→ **YOUR TASK**: From the entries below, copy out every line with "this" in it.

-=-=-

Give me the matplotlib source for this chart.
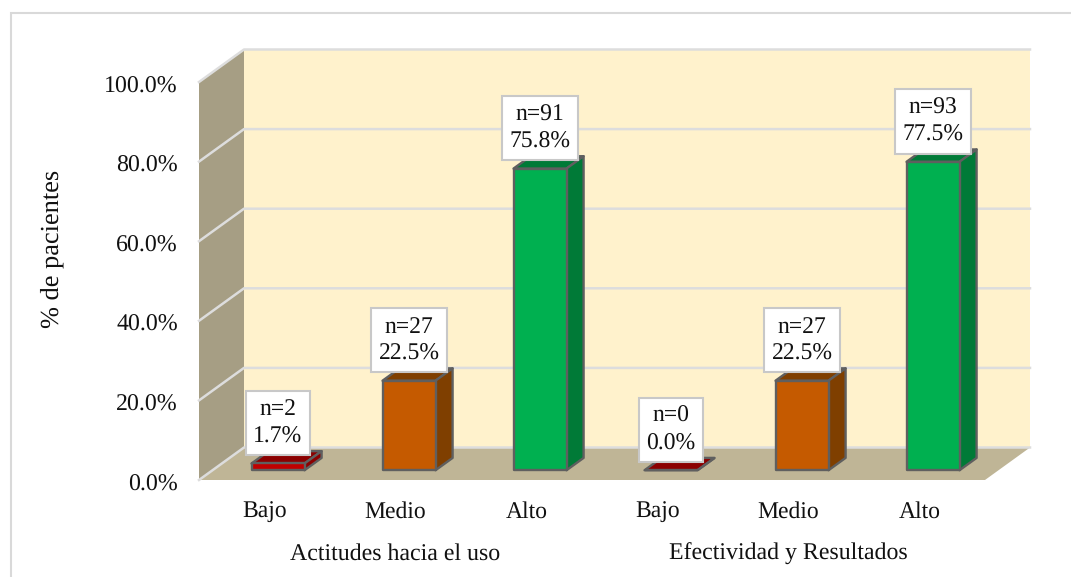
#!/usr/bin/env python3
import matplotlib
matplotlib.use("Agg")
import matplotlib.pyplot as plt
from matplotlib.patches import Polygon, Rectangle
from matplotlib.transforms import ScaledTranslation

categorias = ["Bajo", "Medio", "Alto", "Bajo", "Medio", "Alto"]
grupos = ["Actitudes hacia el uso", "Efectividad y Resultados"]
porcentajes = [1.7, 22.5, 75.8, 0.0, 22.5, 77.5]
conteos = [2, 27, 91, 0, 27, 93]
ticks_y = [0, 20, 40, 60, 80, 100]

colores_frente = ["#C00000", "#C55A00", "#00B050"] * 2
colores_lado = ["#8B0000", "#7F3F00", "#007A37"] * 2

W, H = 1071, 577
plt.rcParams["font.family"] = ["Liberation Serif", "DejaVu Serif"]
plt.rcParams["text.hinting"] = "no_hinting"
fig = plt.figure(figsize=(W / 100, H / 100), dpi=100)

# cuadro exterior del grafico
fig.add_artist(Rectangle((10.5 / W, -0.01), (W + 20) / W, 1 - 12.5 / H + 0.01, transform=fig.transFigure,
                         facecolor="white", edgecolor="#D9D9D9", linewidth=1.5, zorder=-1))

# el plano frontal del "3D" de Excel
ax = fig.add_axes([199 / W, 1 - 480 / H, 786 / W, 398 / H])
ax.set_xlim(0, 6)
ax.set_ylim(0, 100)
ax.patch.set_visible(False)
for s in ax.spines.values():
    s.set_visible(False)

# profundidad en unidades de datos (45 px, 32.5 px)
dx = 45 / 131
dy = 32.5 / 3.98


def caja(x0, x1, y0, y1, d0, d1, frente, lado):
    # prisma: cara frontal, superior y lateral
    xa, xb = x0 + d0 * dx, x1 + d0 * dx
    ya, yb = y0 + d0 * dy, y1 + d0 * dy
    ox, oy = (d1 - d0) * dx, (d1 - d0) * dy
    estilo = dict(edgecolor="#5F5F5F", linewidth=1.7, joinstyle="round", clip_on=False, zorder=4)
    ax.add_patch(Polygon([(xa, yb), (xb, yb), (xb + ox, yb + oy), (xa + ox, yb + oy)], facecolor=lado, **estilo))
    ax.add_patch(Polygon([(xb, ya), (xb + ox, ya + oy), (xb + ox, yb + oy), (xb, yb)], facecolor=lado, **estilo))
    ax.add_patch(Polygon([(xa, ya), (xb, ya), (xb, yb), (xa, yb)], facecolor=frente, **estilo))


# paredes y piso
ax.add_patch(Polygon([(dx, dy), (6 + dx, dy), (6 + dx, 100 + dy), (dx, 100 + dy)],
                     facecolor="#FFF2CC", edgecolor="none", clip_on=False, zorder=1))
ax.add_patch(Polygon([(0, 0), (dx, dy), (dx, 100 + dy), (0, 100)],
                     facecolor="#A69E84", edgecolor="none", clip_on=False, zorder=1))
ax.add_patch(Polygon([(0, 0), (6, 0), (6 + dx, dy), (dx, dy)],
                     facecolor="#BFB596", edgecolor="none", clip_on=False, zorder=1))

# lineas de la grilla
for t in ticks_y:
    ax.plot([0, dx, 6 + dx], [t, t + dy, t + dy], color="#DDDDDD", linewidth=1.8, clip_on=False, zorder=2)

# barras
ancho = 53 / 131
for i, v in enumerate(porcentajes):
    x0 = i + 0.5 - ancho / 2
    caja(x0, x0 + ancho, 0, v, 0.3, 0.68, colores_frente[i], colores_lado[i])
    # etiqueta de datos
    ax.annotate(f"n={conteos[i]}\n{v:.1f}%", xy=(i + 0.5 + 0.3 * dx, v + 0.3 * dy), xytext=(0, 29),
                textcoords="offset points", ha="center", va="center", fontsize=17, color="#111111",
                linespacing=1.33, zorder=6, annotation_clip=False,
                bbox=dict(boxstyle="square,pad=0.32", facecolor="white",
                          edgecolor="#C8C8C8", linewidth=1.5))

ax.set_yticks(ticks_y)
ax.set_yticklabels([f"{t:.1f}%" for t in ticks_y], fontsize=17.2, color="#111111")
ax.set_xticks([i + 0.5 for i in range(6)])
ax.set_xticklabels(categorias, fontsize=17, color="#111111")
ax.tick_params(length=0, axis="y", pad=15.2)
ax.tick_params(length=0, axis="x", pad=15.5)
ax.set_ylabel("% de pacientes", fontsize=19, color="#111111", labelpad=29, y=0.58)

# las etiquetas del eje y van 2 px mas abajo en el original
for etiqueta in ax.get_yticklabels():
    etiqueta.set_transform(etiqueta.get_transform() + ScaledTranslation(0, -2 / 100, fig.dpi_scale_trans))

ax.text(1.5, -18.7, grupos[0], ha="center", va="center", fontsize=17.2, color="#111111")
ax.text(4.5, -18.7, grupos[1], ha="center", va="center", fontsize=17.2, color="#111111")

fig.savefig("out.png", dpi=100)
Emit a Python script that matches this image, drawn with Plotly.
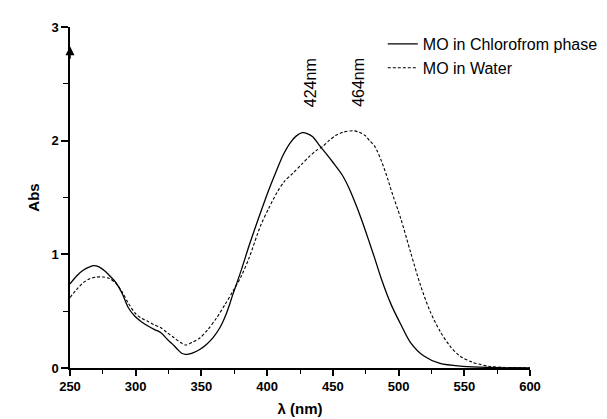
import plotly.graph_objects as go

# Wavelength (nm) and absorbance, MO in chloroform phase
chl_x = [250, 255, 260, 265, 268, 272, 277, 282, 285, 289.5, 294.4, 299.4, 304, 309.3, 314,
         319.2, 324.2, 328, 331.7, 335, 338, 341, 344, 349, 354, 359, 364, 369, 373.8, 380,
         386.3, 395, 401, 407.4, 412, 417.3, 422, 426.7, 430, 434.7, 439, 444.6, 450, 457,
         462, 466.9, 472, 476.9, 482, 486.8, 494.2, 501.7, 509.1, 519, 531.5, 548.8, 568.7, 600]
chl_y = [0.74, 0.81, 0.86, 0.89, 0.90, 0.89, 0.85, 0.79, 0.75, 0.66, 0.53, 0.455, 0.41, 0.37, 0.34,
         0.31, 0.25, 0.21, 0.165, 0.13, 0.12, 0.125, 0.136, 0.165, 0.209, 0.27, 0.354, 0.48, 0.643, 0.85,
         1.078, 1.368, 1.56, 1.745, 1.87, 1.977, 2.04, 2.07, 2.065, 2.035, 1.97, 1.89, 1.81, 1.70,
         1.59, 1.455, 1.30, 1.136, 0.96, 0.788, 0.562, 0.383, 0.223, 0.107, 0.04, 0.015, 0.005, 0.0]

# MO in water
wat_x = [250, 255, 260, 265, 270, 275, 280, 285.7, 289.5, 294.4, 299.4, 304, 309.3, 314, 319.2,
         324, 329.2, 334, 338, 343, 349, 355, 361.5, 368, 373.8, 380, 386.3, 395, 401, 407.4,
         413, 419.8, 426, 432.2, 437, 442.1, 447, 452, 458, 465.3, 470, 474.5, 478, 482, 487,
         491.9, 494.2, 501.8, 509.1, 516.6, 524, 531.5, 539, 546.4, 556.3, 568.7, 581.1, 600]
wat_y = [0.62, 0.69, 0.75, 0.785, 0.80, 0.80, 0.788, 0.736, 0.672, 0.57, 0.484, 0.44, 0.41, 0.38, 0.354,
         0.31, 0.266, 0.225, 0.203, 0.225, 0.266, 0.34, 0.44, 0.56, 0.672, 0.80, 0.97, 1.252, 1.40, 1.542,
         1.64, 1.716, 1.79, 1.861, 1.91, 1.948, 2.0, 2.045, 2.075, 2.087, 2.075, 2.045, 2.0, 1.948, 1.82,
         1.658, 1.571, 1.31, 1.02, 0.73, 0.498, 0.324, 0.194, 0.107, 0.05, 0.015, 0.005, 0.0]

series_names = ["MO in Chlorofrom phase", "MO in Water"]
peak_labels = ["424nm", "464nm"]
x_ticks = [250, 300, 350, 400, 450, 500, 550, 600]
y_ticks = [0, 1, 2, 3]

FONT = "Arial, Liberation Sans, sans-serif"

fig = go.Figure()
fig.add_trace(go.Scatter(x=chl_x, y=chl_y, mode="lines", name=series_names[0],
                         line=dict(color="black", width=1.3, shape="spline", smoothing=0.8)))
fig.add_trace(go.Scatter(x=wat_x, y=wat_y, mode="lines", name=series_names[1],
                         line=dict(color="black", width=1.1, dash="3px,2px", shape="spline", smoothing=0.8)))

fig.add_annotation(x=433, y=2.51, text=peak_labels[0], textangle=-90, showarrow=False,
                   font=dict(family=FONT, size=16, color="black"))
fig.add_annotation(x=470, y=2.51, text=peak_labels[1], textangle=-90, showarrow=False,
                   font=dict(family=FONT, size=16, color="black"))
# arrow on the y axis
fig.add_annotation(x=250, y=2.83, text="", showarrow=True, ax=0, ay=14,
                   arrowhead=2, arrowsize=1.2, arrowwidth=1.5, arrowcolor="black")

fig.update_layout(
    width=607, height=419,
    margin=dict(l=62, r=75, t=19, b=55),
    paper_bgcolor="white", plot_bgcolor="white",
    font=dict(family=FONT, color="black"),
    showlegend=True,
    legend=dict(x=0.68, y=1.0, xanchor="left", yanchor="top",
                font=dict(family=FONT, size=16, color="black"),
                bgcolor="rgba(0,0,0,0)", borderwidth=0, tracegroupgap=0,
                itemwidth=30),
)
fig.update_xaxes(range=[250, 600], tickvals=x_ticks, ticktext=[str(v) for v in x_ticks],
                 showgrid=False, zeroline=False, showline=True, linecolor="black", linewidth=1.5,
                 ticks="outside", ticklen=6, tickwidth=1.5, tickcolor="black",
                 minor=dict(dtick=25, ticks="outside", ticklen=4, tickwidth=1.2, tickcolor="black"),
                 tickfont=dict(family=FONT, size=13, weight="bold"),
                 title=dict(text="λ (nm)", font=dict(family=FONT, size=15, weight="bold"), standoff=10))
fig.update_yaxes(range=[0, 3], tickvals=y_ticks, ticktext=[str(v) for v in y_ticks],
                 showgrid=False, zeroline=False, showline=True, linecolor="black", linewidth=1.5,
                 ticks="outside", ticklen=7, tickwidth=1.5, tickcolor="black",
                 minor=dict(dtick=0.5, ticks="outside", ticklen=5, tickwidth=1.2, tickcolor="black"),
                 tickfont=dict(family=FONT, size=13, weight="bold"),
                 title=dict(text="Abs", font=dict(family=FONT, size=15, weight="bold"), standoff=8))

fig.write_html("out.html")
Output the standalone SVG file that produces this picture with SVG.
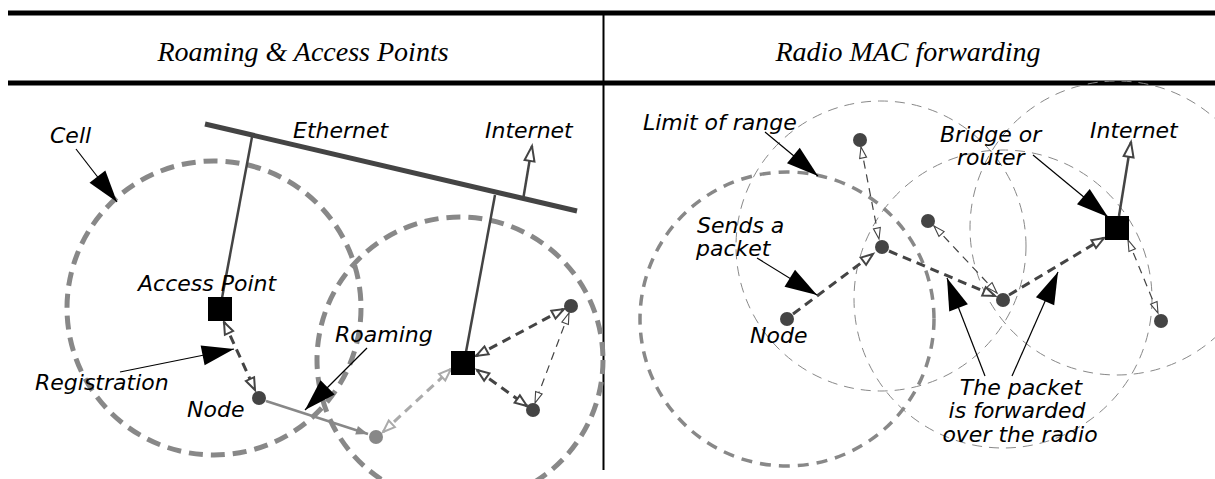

-=-=-

→ **WRITTEN ANSWER**:
Give me the matplotlib source for this chart.
Emit a Python script that matches this image, drawn with Plotly.
Output the standalone SVG file that produces this picture with SVG.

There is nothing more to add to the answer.